THE FUTURE OF WORK IN AMERICA: PEOPLE AND PLACES, TODAY AND TOMORROW

The US labour market looks markedly different today than it did two decades ago. It has been reshaped by dramatic events like the Great Recession but also by a quieter on going evolution in the mix and location of jobs. In the decade ahead, the next wave of automation technologies may accelerate the pace of change. Millions of jobs could be phased out even as new ones are created. More broadly, the day-to-day nature of work could change for nearly everyone as intelligent machines become fixtures in the American workplace.

Until recently, most research on the potential effects of automation, including our own, has focused on the national level effects. Our previous work ran multiple scenarios regarding the pace and extent of adoption. In the midpoint case, our modelling shows some jobs being phased out but sufficient numbers being added at the same time to produce net positive job growth for the United States as a whole through 2030.

But the national results contain a wide spectrum of outcomes. A new report from the McKinsey Global Institute, analyses more than 3,000 US counties and 315 cities and finds they are on sharply different paths. Automation is not happening in a vacuum, and the health of local economies today will affect their ability to adapt and thrive in the face of the changes that lie ahead.

The trends outlined in this report could widen existing disparities between high-growth cities and struggling rural areas, and between high wage workers and everyone else. But this is not a foregone conclusion. The United States can improve outcomes nationwide by connecting displaced workers with new opportunities, equipping people with the skills they need to succeed, revitalizing distressed areas, and supporting workers in transition.
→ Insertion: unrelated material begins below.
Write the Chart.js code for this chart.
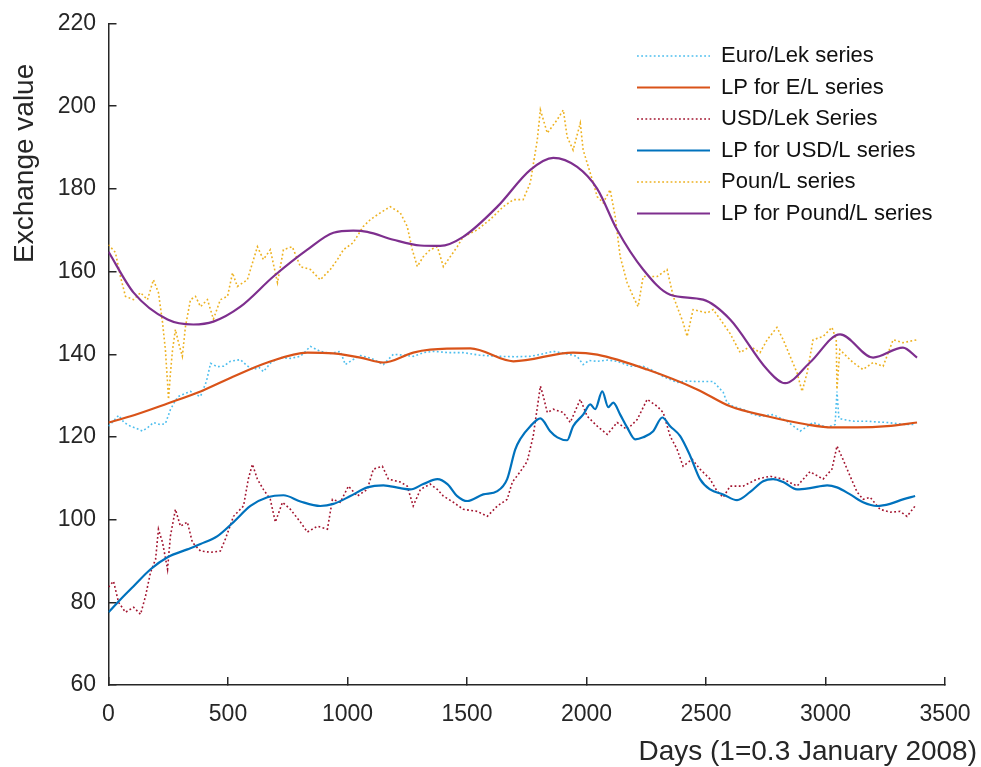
<!DOCTYPE html>
<html>
<head>
<meta charset="utf-8">
<title>Exchange value</title>
<script src="https://cdn.jsdelivr.net/npm/chart.js@4.4.1/dist/chart.umd.min.js"></script>
<style>
  html, body { margin: 0; padding: 0; background: #fff; }
  canvas { display: block; }
</style>
</head>
<body>
<canvas id="grafico" width="981" height="767"></canvas>
<script>
// Euro / Lek, daily series
const euroDays = [
  0, 20, 42, 65, 92, 120, 142, 165, 188, 215,
  238, 259, 280, 293, 320, 343, 365, 385, 410, 427,
  455, 481, 510, 552, 580, 606, 630, 648, 680, 719,
  760, 803, 845, 886, 930, 970, 991, 1020, 1054, 1100,
  1150, 1192, 1230, 1275, 1320, 1359, 1420, 1484, 1550, 1627,
  1700, 1765, 1810, 1861, 1910, 1961, 1986, 2010, 2045, 2090,
  2128, 2183, 2237, 2280, 2321, 2379, 2420, 2463, 2530, 2572,
  2588, 2613, 2655, 2690, 2726, 2781, 2839, 2894, 2948, 3007,
  3040, 3048, 3056, 3073, 3120, 3174, 3220, 3258, 3300, 3341,
  3375
];
const euroRate = [
  122.6, 123.8, 125.2, 123.5, 122.6, 122.0, 121.4, 122.3, 123.5, 123.0,
  123.2, 126.6, 128.8, 129.8, 130.5, 131.0, 130.2, 129.8, 133.5, 137.8,
  137.0, 137.1, 138.3, 138.7, 137.2, 136.3, 136.8, 135.8, 138.0, 139.2,
  139.0, 139.5, 141.9, 140.7, 140.2, 140.7, 137.5, 138.6, 139.7, 139.0,
  137.5, 140.0, 139.8, 139.5, 140.4, 140.7, 140.4, 140.4, 139.8, 139.5,
  139.4, 139.5, 140.0, 140.7, 140.2, 139.5, 137.5, 138.5, 138.3, 138.6,
  138.3, 137.1, 137.1, 136.0, 134.6, 133.2, 133.5, 133.4, 133.4, 130.8,
  128.3, 127.4, 126.7, 125.6, 125.0, 125.4, 123.8, 121.4, 123.5, 122.3,
  123.0, 131.0, 124.5, 124.2, 123.8, 123.8, 123.6, 123.5, 123.2, 123.0,
  123.0
];

// Euro / Lek, low-pass filtered
const euroLpDays = [0, 92, 247, 385, 523, 665, 832, 941, 1054, 1150, 1275, 1346, 1514,
  1694, 1944, 2045, 2254, 2463, 2601, 2756, 2923, 3032, 3132, 3258, 3383];
const euroLp = [123.5, 125.0, 128.1, 131.0, 134.6, 138.0, 140.4, 140.2, 139.2, 138.0, 140.4, 141.1, 141.4,
  138.3, 140.4, 139.9, 136.3, 131.5, 127.4, 125.0, 123.0, 122.3, 122.3, 122.6, 123.5];

// USD / Lek, daily series
const usdDays = [
  0, 21, 42, 71, 105, 134, 155, 176, 197, 209,
  226, 247, 259, 280, 301, 330, 351, 385, 427, 468,
  489, 523, 565, 585, 602, 623, 648, 677, 698, 728,
  761, 803, 832, 874, 916, 937, 970, 1004, 1041, 1083,
  1108, 1146, 1171, 1221, 1250, 1275, 1305, 1346, 1376, 1401,
  1443, 1484, 1543, 1585, 1627, 1668, 1690, 1723, 1752, 1777,
  1807, 1819, 1836, 1861, 1903, 1932, 1974, 2003, 2045, 2087,
  2128, 2170, 2212, 2254, 2296, 2321, 2350, 2379, 2404, 2442,
  2475, 2517, 2546, 2572, 2601, 2655, 2714, 2768, 2823, 2881,
  2935, 2990, 3027, 3048, 3073, 3103, 3132, 3157, 3187, 3228,
  3270, 3312, 3341, 3375
];
const usdRate = [
  83.7, 85.1, 80.0, 77.6, 78.8, 77.1, 81.5, 87.3, 90.4, 97.7,
  94.5, 88.0, 96.0, 102.5, 98.4, 99.4, 94.5, 92.4, 92.1, 92.4,
  95.3, 100.8, 103.3, 109.8, 113.4, 109.8, 107.3, 104.9, 99.4, 104.2,
  102.5, 99.4, 97.0, 98.4, 97.7, 104.9, 104.2, 108.1, 105.7, 107.3,
  112.2, 112.9, 109.8, 109.1, 108.1, 103.3, 107.3, 108.6, 107.3, 105.7,
  104.2, 102.5, 102.0, 100.8, 103.3, 104.9, 109.1, 111.6, 114.1, 120.2,
  132.3, 129.9, 125.9, 126.7, 125.9, 123.5, 129.1, 125.0, 122.6, 120.6,
  123.5, 121.8, 124.2, 129.1, 127.4, 125.9, 120.2, 117.0, 112.9, 114.6,
  112.2, 109.8, 106.9, 105.4, 108.1, 108.1, 109.8, 110.5, 109.8, 108.1,
  111.6, 109.8, 112.2, 117.8, 114.6, 110.5, 106.7, 104.9, 105.4, 102.5,
  101.8, 102.0, 100.8, 103.3
];

// USD / Lek, low-pass filtered
const usdLpDays = [
  0, 50, 105, 176, 247, 330, 385, 456, 523, 594,
  665, 732, 803, 886, 941, 1012, 1083, 1150, 1221, 1263,
  1317, 1376, 1418, 1459, 1501, 1568, 1627, 1668, 1702, 1723,
  1765, 1807, 1848, 1878, 1919, 1944, 1986, 2016, 2036, 2066,
  2091, 2112, 2141, 2170, 2204, 2237, 2279, 2317, 2350, 2392,
  2434, 2475, 2517, 2572, 2630, 2685, 2739, 2781, 2823, 2881,
  2935, 3007, 3048, 3103, 3157, 3216, 3270, 3324, 3375
];
const usdLp = [
  77.6, 80.7, 83.9, 88.0, 90.9, 92.8, 94.1, 96.0, 99.4, 103.3,
  105.4, 105.9, 104.4, 103.3, 103.8, 105.7, 107.8, 108.3, 107.6, 107.3,
  108.6, 109.8, 108.6, 105.7, 104.5, 106.1, 106.9, 109.8, 117.0, 119.5,
  122.6, 124.5, 121.4, 119.9, 119.2, 122.6, 125.4, 127.9, 126.7, 131.0,
  127.2, 128.3, 125.4, 122.3, 119.4, 119.9, 121.4, 124.7, 122.6, 120.2,
  115.4, 109.8, 107.3, 106.1, 104.7, 106.7, 109.3, 109.8, 109.1, 107.3,
  107.6, 108.3, 107.8, 106.1, 104.2, 103.3, 103.8, 104.9, 105.7
];

// Pound / Lek, daily series
const poundDays = [
  0, 29, 50, 71, 105, 134, 163, 188, 209, 226,
  238, 247, 251, 260, 268, 280, 293, 309, 322, 343,
  364, 385, 414, 439, 468, 498, 519, 539, 581, 623,
  648, 677, 707, 732, 769, 803, 845, 886, 928, 958,
  983, 1024, 1066, 1096, 1137, 1179, 1221, 1250, 1271, 1292,
  1317, 1346, 1376, 1401, 1459, 1484, 1543, 1597, 1652, 1694,
  1735, 1765, 1794, 1807, 1836, 1877, 1903, 1919, 1944, 1974,
  1986, 2016, 2045, 2070, 2099, 2120, 2141, 2170, 2195, 2216,
  2237, 2296, 2337, 2363, 2404, 2421, 2446, 2505, 2530, 2559,
  2601, 2643, 2685, 2726, 2756, 2797, 2823, 2852, 2881, 2902,
  2923, 2948, 2990, 3027, 3045, 3048, 3060, 3115, 3157, 3199,
  3241, 3283, 3324, 3383
];
const poundRate = [
  166.5, 164.6, 158.8, 154.0, 153.2, 154.9, 153.2, 158.0, 154.9, 147.7,
  141.1, 133.2, 129.1, 136.0, 141.1, 146.0, 142.8, 139.5, 146.7, 153.2,
  154.0, 151.5, 153.2, 148.5, 153.2, 154.0, 159.7, 156.4, 158.0, 166.0,
  162.9, 165.3, 157.3, 165.3, 166.0, 161.2, 160.5, 158.0, 160.5, 162.9,
  165.3, 167.0, 170.9, 172.6, 174.2, 175.7, 174.2, 170.9, 165.3, 161.2,
  163.6, 165.3, 166.0, 161.2, 166.0, 168.4, 170.1, 172.6, 175.7, 177.4,
  177.4, 181.5, 191.8, 199.1, 193.5, 196.7, 199.1, 192.6, 189.4, 195.9,
  189.4, 183.8, 178.1, 176.6, 179.8, 173.3, 163.6, 157.3, 154.0, 151.5,
  158.8, 158.8, 160.5, 154.0, 147.7, 144.3, 150.8, 150.0, 150.8, 148.5,
  145.0, 140.4, 141.9, 140.4, 143.5, 146.5, 143.5, 139.5, 135.5, 131.0,
  135.5, 143.5, 144.3, 146.5, 143.5, 131.5, 141.1, 138.0, 136.3, 138.0,
  137.1, 143.5, 142.8, 143.5
];

// Pound / Lek, low-pass filtered
const poundLpDays = [0, 105, 247, 355, 439, 552, 690, 832, 941, 1024, 1083, 1192, 1305, 1388, 1484, 1627,
  1765, 1861, 1961, 2045, 2128, 2237, 2350, 2488, 2601, 2756, 2831, 2935, 3061, 3199, 3324, 3383];
const poundLp = [164.8, 154.9, 148.4, 147.2, 147.9, 151.5, 158.8, 165.3, 169.4, 169.9, 169.6, 167.7, 166.3, 166.2, 168.4, 175.7,
  184.6, 187.5, 185.3, 180.0, 170.1, 160.5, 154.4, 153.2, 148.4, 136.3, 133.0, 138.0, 144.8, 139.2, 141.6, 139.2];

const xTicks = { min: 0, max: 3500, step: 500 };
const yTicks = { min: 60, max: 220, step: 20 };

const FONT = '"Liberation Sans", Arial, Helvetica, sans-serif';
const AXIS = '#262626';

function puntos(xs, ys) {
    return xs.map((x, i) => ({ x: x, y: ys[i] }));
}

// serie cruda: linea punteada fina; filtrada: linea continua
function serie(label, xs, ys, color, punteada, orden) {
    return {
        label: label,
        data: puntos(xs, ys),
        borderColor: color,
        borderWidth: punteada ? 1.6 : 2.2,
        borderDash: punteada ? [1.8, 2.4] : [],
        pointRadius: 0,
        fill: false,
        tension: 0,
        cubicInterpolationMode: punteada ? 'default' : 'monotone',
        order: orden
    };
}

const datasets = [
    serie('Euro/Lek series', euroDays, euroRate, '#4DBEEE', true, 5),
    serie('LP for E/L series', euroLpDays, euroLp, '#D95319', false, 4),
    serie('USD/Lek Series', usdDays, usdRate, '#A2142F', true, 3),
    serie('LP for USD/L series', usdLpDays, usdLp, '#0072BD', false, 2),
    serie('Poun/L series', poundDays, poundRate, '#EDB120', true, 1),
    serie('LP for Pound/L series', poundLpDays, poundLp, '#7E2F8E', false, 0)
];

// leyenda dentro del area y rotulos de los ejes
const rotulos = {
    id: 'rotulos',
    afterDraw(chart) {
        const ctx = chart.ctx;
        ctx.save();
        chart.data.datasets.forEach((ds, i) => {
            const y = 56 + i * 31.5;
            ctx.strokeStyle = ds.borderColor;
            ctx.lineWidth = ds.borderWidth;
            ctx.setLineDash(ds.borderDash);
            ctx.beginPath();
            ctx.moveTo(637, y);
            ctx.lineTo(710, y);
            ctx.stroke();
            ctx.setLineDash([]);
            ctx.fillStyle = '#111';
            ctx.font = '22px ' + FONT;
            ctx.textAlign = 'left';
            ctx.textBaseline = 'middle';
            ctx.fillText(ds.label, 721, y);
        });

        ctx.fillStyle = AXIS;
        ctx.font = '28px ' + FONT;
        ctx.textBaseline = 'alphabetic';
        ctx.textAlign = 'right';
        ctx.fillText('Days (1=0.3 January 2008)', 977, 760);

        ctx.translate(33, 263);
        ctx.rotate(-Math.PI / 2);
        ctx.textAlign = 'left';
        ctx.fillText('Exchange value', 0, 0);
        ctx.restore();
    }
};

const ctx = document.getElementById('grafico').getContext('2d');

new Chart(ctx, {
    type: 'line',
    data: { datasets: datasets },
    options: {
        responsive: false,
        animation: false,
        devicePixelRatio: 1,
        layout: { padding: { top: 23.5, right: 36, bottom: 0, left: 0 } },
        plugins: {
            legend: { display: false },
            tooltip: { enabled: false }
        },
        scales: {
            x: {
                type: 'linear',
                min: xTicks.min,
                max: xTicks.max,
                ticks: {
                    stepSize: xTicks.step,
                    padding: 24,
                    color: AXIS,
                    font: { family: FONT, size: 23 },
                    maxRotation: 0,
                    callback: v => String(v)
                },
                grid: { drawOnChartArea: false, tickLength: -8, color: AXIS, lineWidth: 1.5 },
                border: { color: AXIS, width: 1.5 },
                afterFit: s => {
                    s.height = 82;
                    s.paddingLeft = 0;
                    s.paddingRight = 0;
                }
            },
            y: {
                min: yTicks.min,
                max: yTicks.max,
                ticks: {
                    stepSize: yTicks.step,
                    padding: 20.5,
                    color: AXIS,
                    font: { family: FONT, size: 23 },
                    callback: v => String(v)
                },
                grid: { drawOnChartArea: false, tickLength: -8, color: AXIS, lineWidth: 1.5 },
                border: { color: AXIS, width: 1.5 },
                afterFit: s => {
                    s.width = 108.5;
                    s.paddingTop = 0;
                    s.paddingBottom = 0;
                }
            }
        }
    },
    plugins: [rotulos]
});
</script>
</body>
</html>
Returning to more inclusive growth will require the combined energy and ingenuity of business leaders, policy makers, educators, and non-profit’s across the country.

 

Local economics have been on diverging trajectories for years

Cities and counties across the United States are entering this period of technological and labour market change from different starting points. We used a mathematical clustering method to categorize all US cities and counties into 13 archetypes based on their economic health, business dynamism, industry mix, labour force demographics, and other characteristics. This approach reveals that the differences between local economies across the country are more nuanced than a simple rural-urban divide or regional variations.

The economic performance of these segments has been diverging for decades, and that trend accelerated after the Great Recession. While all areas of the country lost employment during the downturn, job growth since then has been a tale of two Americas. Just 25 cities (megacities and high-growth hubs, plus their urban peripheries) have accounted for more than two-thirds of job growth in the last decade. By contrast, trailing cities have had virtually no job growth for a decade and the counties of Americana and distressed Americana have 360,000 fewer jobs in 2017 than they did in 2007.

The United States does not have to let opportunity concentrate in a limited number of places, some of which are straining at the seams, while others wither. Policy choices, along with increased public and private investment in people and in the places that need it, can create more inclusive growth. Companies can make a difference, too, in recognizing that talent, space, and untapped potential are available all over the country. It is possible to turn this period of technological change into an occasion to create more rewarding jobs and build better learning systems and career pathways that serve more Americans. The challenge is not fighting against technology but preparing US workers to succeed alongside it.